I don’t mean to become too serious, but if we are to be honest with you, we have to take you seriously. And people who take each other seriously, tell each other the truth.
And the truth is that older people are not always trustworthy.
We know that there are older people who hurt children, including physically, even sexually. Some of those older people are priests, some school teachers, some are football coaches, sometimes even family members – people whose jobs were to protect you but who failed. We know there are even leaders of countries who decide to force a girl child - pregnant because an older man has hurt her - to leave school. And yet, it is your right to be protected from our failures.
We know there are older people running our governments, who choose to spend more money on their armies than on education for children. Young human rights defender Malala Yousafzai has said that just “eight days of military spending” would give all children access to 12 years of free education. Millions of children still are denied education. And yet, it is your right to be educated, even at times of conflict.
We know that there are older people – we even hear them at the United Nations – leaders in government, in religions and in communities who don’t even want children to have basic information or essential services – information that you need to understand what happens to your bodies when you grow up to be teenagers; services to help you know how to manage your body when you have a boyfriend or girlfriend, how to make sure you can stay safe. And yet, you have a right to information about your bodies and to take care of your own body.
There are people – always older people – making decisions about you without even thinking to stop to ask you what you want, what you think. And yet, you have a right to participate in decisions affecting your lives.
Yet, the strange thing about this, is that it was older people - even older people – including some working 70 years ago - who made those laws and standards that recognise you have those rights, and yet it is older people who are breaking those promises.
So, I believe that first we older people owe you, and through you, all children, such a deep apology for those many times when we who should have protected, defended and supported you, but failed you instead.
And we owe you also such a deep continuous promise - to do all that we can – everything within our power - to protect you from the failings of older people. And, of course, it is your right to hold us accountable to that promise.
Now, I don’t mean to be tough on non-children, I want to be fair. So, to be fair, many more older people do want to respect and protect children’s rights.
But, we have to admit that even then, we often trip up; we stumble over our weird ideas about what it means.

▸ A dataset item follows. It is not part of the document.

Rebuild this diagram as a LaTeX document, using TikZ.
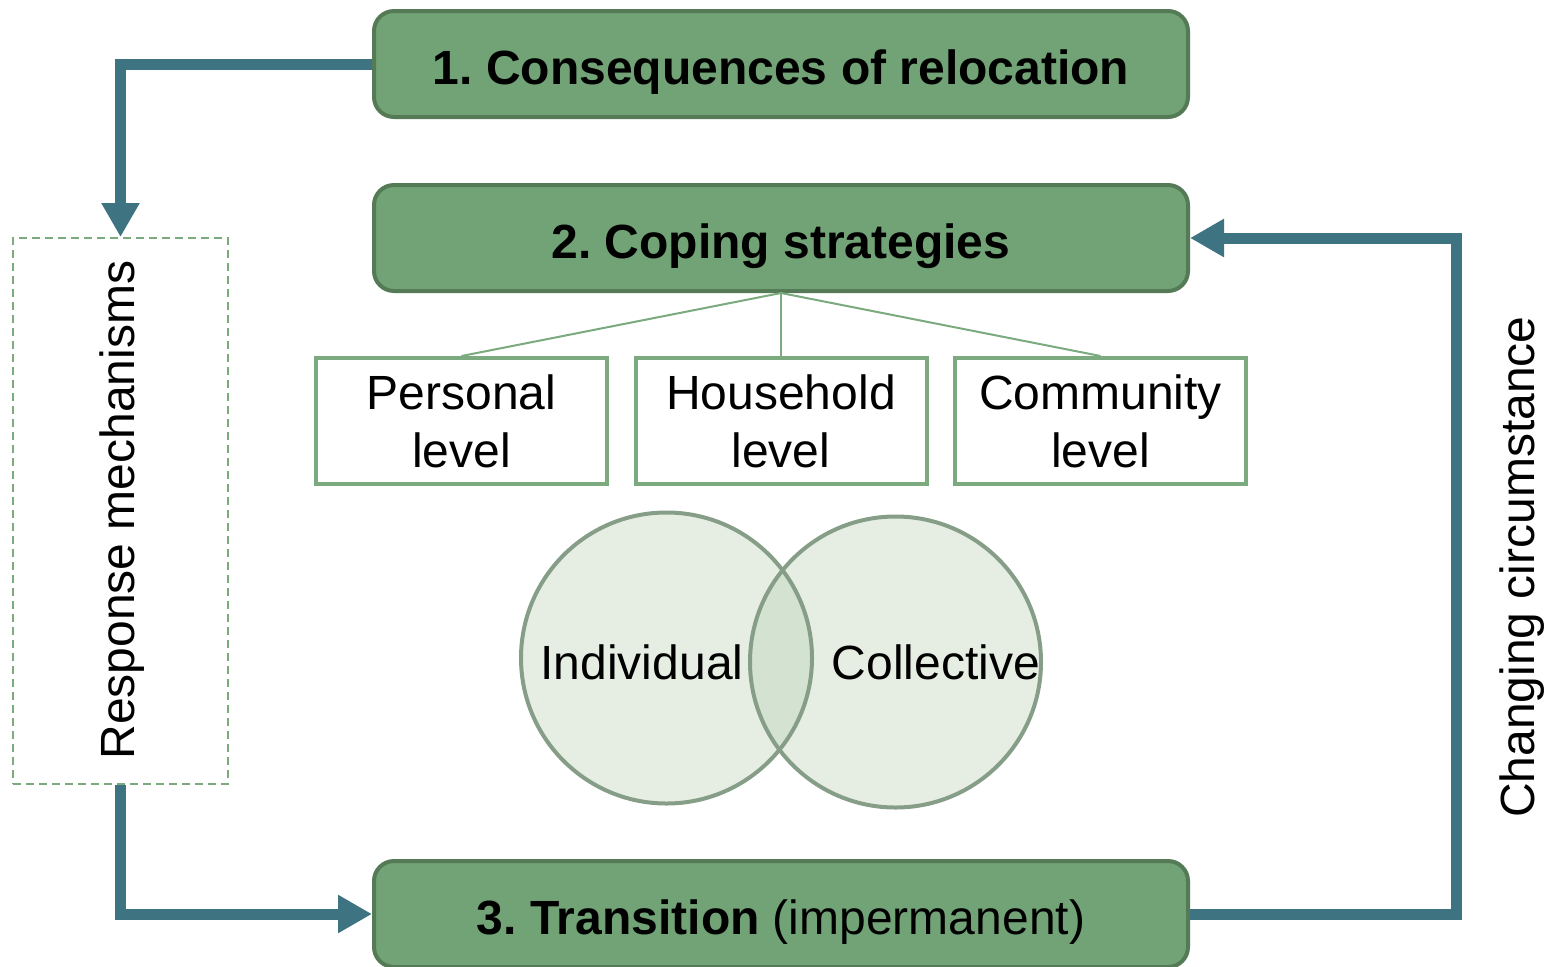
\documentclass[tikz,border=0pt]{standalone}
\usepackage{fontspec}
\setmainfont{Liberation Sans}
\usetikzlibrary{arrows.meta}
\definecolor{boxfill}{RGB}{113,163,118}
\definecolor{boxline}{RGB}{84,122,86}
\definecolor{lvline}{RGB}{122,170,125}
\definecolor{circfill}{RGB}{230,238,228}
\definecolor{circline}{RGB}{134,158,135}
\definecolor{overlap}{RGB}{212,227,209}
\definecolor{teal}{RGB}{62,115,130}
\tikzset{
  mainbox/.style={draw=boxline, fill=boxfill, line width=2pt, rounded corners=10pt,
    minimum width=407pt, minimum height=53pt, inner sep=0pt,
    text height=20pt, text depth=0pt,
    font=\fontsize{24}{29}\selectfont},
  levelbox/.style={draw=lvline, fill=white, line width=2pt,
    minimum width=145.5pt, minimum height=63pt, inner sep=0pt, align=center,
    font=\fontsize{24}{29}\selectfont},
  circ/.style={circle, minimum size=145.5pt, inner sep=0pt},
  flow/.style={draw=teal, line width=5.5pt, -{Triangle[width=18pt,length=17pt]}},
  tree/.style={draw=lvline, line width=1pt},
  label/.style={font=\fontsize{24}{29}\selectfont, inner sep=0pt}
}
\begin{document}
\frenchspacing
\begin{tikzpicture}[x=0.5pt,y=-0.5pt]
\useasboundingbox (0,0) rectangle (1553,966);
% main boxes
\node[mainbox] (b1) at (781,64) {\bfseries 1. Consequences of relocation};
\node[mainbox] (b2) at (781,238) {\bfseries 2. Coping strategies};
\node[mainbox] (b3) at (781,914) {{\bfseries 3. Transition} (impermanent)};
% level boxes
\node[levelbox] (l1) at (461.5,421) {Personal\\level};
\node[levelbox] (l2) at (781,421) {Household\\level};
\node[levelbox] (l3) at (1100.5,421) {Community\\level};
\draw[tree] (b2.south) -- (l1.north);
\draw[tree] (b2.south) -- (l2.north);
\draw[tree] (b2.south) -- (l3.north);
% venn
\node[circ, fill=circfill] (ci) at (666.5,658) {};
\node[circ, fill=circfill] (cc) at (895.5,662) {};
\begin{scope}
  \clip (666.5,658) circle[radius=72.75pt];
  \fill[overlap] (895.5,662) circle[radius=72.75pt];
\end{scope}
\draw[circline, line width=2pt] (666.5,658) circle[radius=72.75pt];
\draw[circline, line width=2pt] (895.5,662) circle[radius=72.75pt];
\node[label] (ti) at (642,662) {Individual};
\node[label] (tc) at (936,662) {Collective};
% response box
\node[draw=lvline, dash pattern=on 4pt off 2.5pt, line width=1pt,
  minimum width=107.5pt, minimum height=273pt, inner sep=0pt] (resp) at (120.5,511) {};
\node[label, rotate=90] (rt) at (122,510) {Response mechanisms};
\node[label, rotate=90] (ct) at (1522,567) {Changing circumstance};
% arrows
\draw[flow] (b1.west) -| (resp.north);
\draw[flow] (resp.south) |- (b3.west);
\draw[flow] (b3.east) -- ++(266,0) |- (b2.east);
\end{tikzpicture}
\end{document}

For example, we are quick to talk about how children need to learn, but we are slow to talk about how we need to learn, learn to listen children.
We make a big thing out of the need to wait until children grow up and are educated enough, and somehow old enough before we can let them take part in public decision making. But, you don’t need to have finished secondary school, or have a university degree, to have a wise opinion about your own life, to contribute well to decisions about your life, or to participate influentially in the life of your community.
Of course, sometimes as we get older, we do get more knowledgeable and much wiser but that it is not guaranteed. While, on the other hand, being young today – that is a wisdom in and of itself.
In this digital age, on this globalised planet, living in a time when we are more interconnected than ever before, when we have the largest generation ever of young people, being young is a competence.
What’s more, millions of young people are living their lives in the toughest of places, at the hardest of time, experiencing the worst that human beings can do to each other. I am not arguing that educational qualifications and work experience are not important. But I am asking why do we older not give more weight to your experience – to what you have experienced?
If young age is no barrier to experiencing the worst consequences of older people’s decisions, then why use young age as an excuse to leave you out, to lock you out, from the places where those decisions could be changed.
As human rights defenders, you know far better than I do why it is so important that we rethink the power relationship between older and young people.
If we would just change how we older people relate to children, make more room for you, listen to you more respectfully, value your experiences more, keep our promises to you then maybe we too would grow up and with you, just get on with changing the world for better.